Direction
Only the lines from the start of the data to the line containing "YAxis, Legend, ReferenceLine", both included, should be output, exactly and without pictures.

Source excerpt

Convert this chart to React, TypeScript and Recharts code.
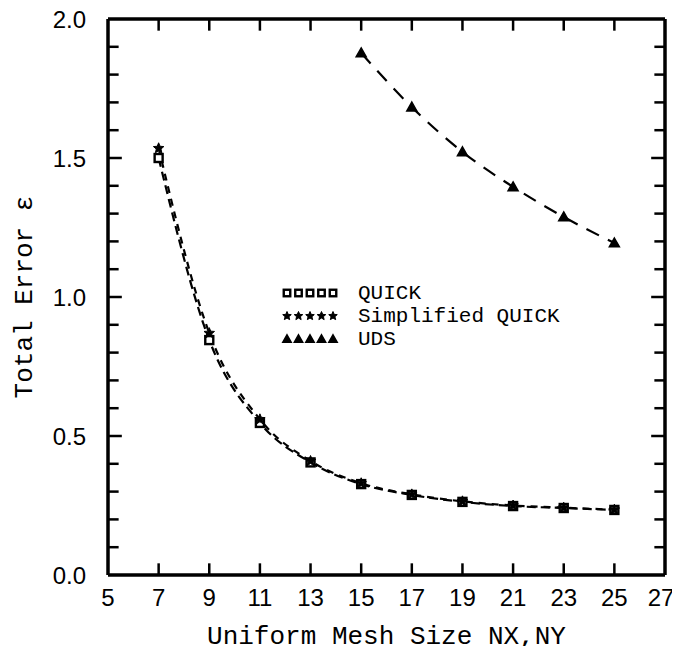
import { LineChart, Line, XAxis, YAxis, Legend, ReferenceLine } from "recharts";

const meshSizes = [7, 9, 11, 13, 15, 17, 19, 21, 23, 25];
const quickError = [1.5, 0.845, 0.547, 0.405, 0.327, 0.288, 0.263, 0.248, 0.241, 0.234];
const simplifiedQuickError = [1.535, 0.87, 0.56, 0.41, 0.33, 0.29, 0.265, 0.25, 0.242, 0.235];
const udsError = [null, null, null, null, 1.878, 1.683, 1.522, 1.396, 1.288, 1.194];

const xTicks = [5, 7, 9, 11, 13, 15, 17, 19, 21, 23, 25, 27];
const yTicks = [0, 0.1, 0.2, 0.3, 0.4, 0.5, 0.6, 0.7, 0.8, 0.9, 1.0, 1.1, 1.2, 1.3, 1.4, 1.5, 1.6, 1.7, 1.8, 1.9, 2.0];
const seriesNames = ["QUICK", "Simplified QUICK", "UDS"];

const rows = meshSizes.map((n, i) => ({
  n,
  quick: quickError[i],
  simplified: simplifiedQuickError[i],
  uds: udsError[i],
}));

const X_MIN = 5;
const X_MAX = 27;
const Y_MIN = 0;
const Y_MAX = 2;

const SANS = "Liberation Sans, Arial, sans-serif";
const MONO = "Liberation Mono, Courier New, monospace";

// marker shapes
function square(cx: number, cy: number, s: number, key?: any) {
  return <rect key={key} x={cx - s / 2} y={cy - s / 2} width={s} height={s} fill="#fff" stroke="#000" strokeWidth={2.4} />;
}

function star(cx: number, cy: number, r: number, key?: any) {
  const pts: string[] = [];
  for (let k = 0; k < 10; k++) {
    const rad = k % 2 === 0 ? r : r * 0.45;
    const a = -Math.PI / 2 + (k * Math.PI) / 5;
    pts.push(`${cx + rad * Math.cos(a)},${cy + rad * Math.sin(a)}`);
  }
  return <polygon key={key} points={pts.join(" ")} fill="#000" stroke="#000" strokeWidth={1} />;
}

function triangle(cx: number, cy: number, r: number, key?: any) {
  const pts = `${cx},${cy - r} ${cx + r},${cy + r * 0.75} ${cx - r},${cy + r * 0.75}`;
  return <polygon key={key} points={pts} fill="#000" stroke="#000" strokeWidth={1.5} />;
}

const dotOf = (kind: string) => (p: any) => {
  if (p.cy == null || p.value == null) return <g key={p.index} />;
  if (kind === "square") return square(p.cx, p.cy, 8, p.index);
  if (kind === "star") return star(p.cx, p.cy, 5.5, p.index);
  return triangle(p.cx, p.cy, 5, p.index);
};

// inward frame ticks as short reference segments (length in axis units)
const X_TICK_LEN = 0.042; // y-units, ~12px
const Y_TICK_LEN = 0.42; // x-units, ~11px
const isMajorY = (v: number) => Math.abs(v * 2 - Math.round(v * 2)) < 1e-6;
const innerX = xTicks.filter((v) => v > X_MIN && v < X_MAX);
const innerY = yTicks.filter((v) => v > Y_MIN && v < Y_MAX);

const XGAP = 13;
const YGAP = 22;

const BottomTick = (p: any) => {
  const v = p.payload.value;
  const last = v === xTicks[xTicks.length - 1];
  return (
    <text x={Number(p.x) - (last ? 4 : 0)} y={Number(p.y)} dy="0.75em" textAnchor="middle" fontFamily={SANS} fontSize={24} fill="#000">
      {v}
    </text>
  );
};

const LeftTick = (p: any) => {
  const v = p.payload.value;
  if (!isMajorY(v)) return <g />;
  return (
    <text x={Number(p.x)} y={Number(p.y)} dominantBaseline="central" textAnchor="end" fontFamily={SANS} fontSize={24} fill="#000">
      {v.toFixed(1)}
    </text>
  );
};

const XTitle = (props: any) => {
  const vb = props.viewBox || {};
  return (
    <text x={vb.x + vb.width / 2} y={vb.y + 62} textAnchor="middle" dominantBaseline="central" fontFamily={MONO} fontSize={26} fill="#000">
      Uniform Mesh Size NX,NY
    </text>
  );
};

const YTitle = (props: any) => {
  const vb = props.viewBox || {};
  const cx = vb.x + 25;
  const cy = vb.y + vb.height / 2;
  return (
    <text x={cx} y={cy} transform={`rotate(-90 ${cx} ${cy})`} textAnchor="middle" dominantBaseline="central" fontFamily={MONO} fontSize={26} fill="#000">
      Total Error ε
    </text>
  );
};

const LegendBox = () => {
  const kinds = ["square", "star", "triangle"];
  return (
    <svg width={300} height={72} style={{ display: "block" }}>
      {seriesNames.map((name, i) => {
        const y = 12 + i * 23;
        return (
          <g key={name}>
            {[0, 1, 2, 3, 4].map((j) => {
              const x = 9 + j * 11.5;
              if (kinds[i] === "square") return square(x, y, 6.5, j);
              if (kinds[i] === "star") return star(x, y, 4.5, j);
              return triangle(x, y, 4.2, j);
            })}
            <text x={80} y={y} dominantBaseline="central" fontFamily={MONO} fontSize={21} fill="#000">
              {name}
            </text>
          </g>
        );
      })}
    </svg>
  );
};

const axisLine = { stroke: "#000", strokeWidth: 3.5 };

export default function App() {
  return (
    <div style={{ margin: -8 }}>
      <LineChart width={680} height={654} data={rows} margin={{ top: 18, right: 14, bottom: 0, left: 0 }}>
        <XAxis
          dataKey="n"
          type="number"
          domain={[X_MIN, X_MAX]}
          ticks={xTicks}
          interval={0}
          height={79}
          tickSize={0}
          tickMargin={XGAP}
          axisLine={axisLine}
          tickLine={false}
          tick={BottomTick}
          label={<XTitle />}
        />
        <XAxis
          xAxisId="top"
          orientation="top"
          type="number"
          domain={[X_MIN, X_MAX]}
          ticks={xTicks}
          height={1}
          tickSize={0}
          axisLine={axisLine}
          tickLine={false}
          tick={false}
        />
        <YAxis
          type="number"
          domain={[Y_MIN, Y_MAX]}
          ticks={yTicks}
          interval={0}
          width={108}
          tickSize={0}
          tickMargin={YGAP}
          axisLine={axisLine}
          tickLine={false}
          tick={LeftTick}
          label={<YTitle />}
        />
        <YAxis
          yAxisId="right"
          orientation="right"
          type="number"
          domain={[Y_MIN, Y_MAX]}
          ticks={yTicks}
          width={1}
          tickSize={0}
          axisLine={axisLine}
          tickLine={false}
          tick={false}
        />
        {innerX.map((v) => (
          <ReferenceLine key={`b${v}`} segment={[{ x: v, y: Y_MIN }, { x: v, y: Y_MIN + X_TICK_LEN }]} stroke="#000" strokeWidth={2.5} ifOverflow="visible" />
        ))}
        {innerX.map((v) => (
          <ReferenceLine key={`t${v}`} segment={[{ x: v, y: Y_MAX }, { x: v, y: Y_MAX - X_TICK_LEN }]} stroke="#000" strokeWidth={2.5} ifOverflow="visible" />
        ))}
        {innerY.map((v) => (
          <ReferenceLine key={`l${v}`} segment={[{ x: X_MIN, y: v }, { x: X_MIN + Y_TICK_LEN * (isMajorY(v) ? 1.3 : 1), y: v }]} stroke="#000" strokeWidth={2.5} ifOverflow="visible" />
        ))}
        {innerY.map((v) => (
          <ReferenceLine key={`r${v}`} segment={[{ x: X_MAX, y: v }, { x: X_MAX - Y_TICK_LEN * (isMajorY(v) ? 1.3 : 1), y: v }]} stroke="#000" strokeWidth={2.5} ifOverflow="visible" />
        ))}
        <Legend
          layout="horizontal"
          verticalAlign="middle"
          align="center"
          wrapperStyle={{ top: 281, left: 278, width: "auto" }}
          content={() => <LegendBox />}
        />
        <Line type="monotone" dataKey="quick" name="QUICK" stroke="#000" strokeWidth={2.2} strokeDasharray="9 5" dot={dotOf("square")} isAnimationActive={false} />
        <Line type="monotone" dataKey="simplified" name="Simplified QUICK" stroke="#000" strokeWidth={2.2} strokeDasharray="7 6" dot={dotOf("star")} isAnimationActive={false} />
        <Line type="monotone" dataKey="uds" name="UDS" stroke="#000" strokeWidth={2.2} strokeDasharray="14 10" dot={dotOf("triangle")} isAnimationActive={false} />
      </LineChart>
    </div>
  );
}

Response
Convert this chart to React, TypeScript and Recharts code.
import { LineChart, Line, XAxis, YAxis, Legend, ReferenceLine } from "recharts";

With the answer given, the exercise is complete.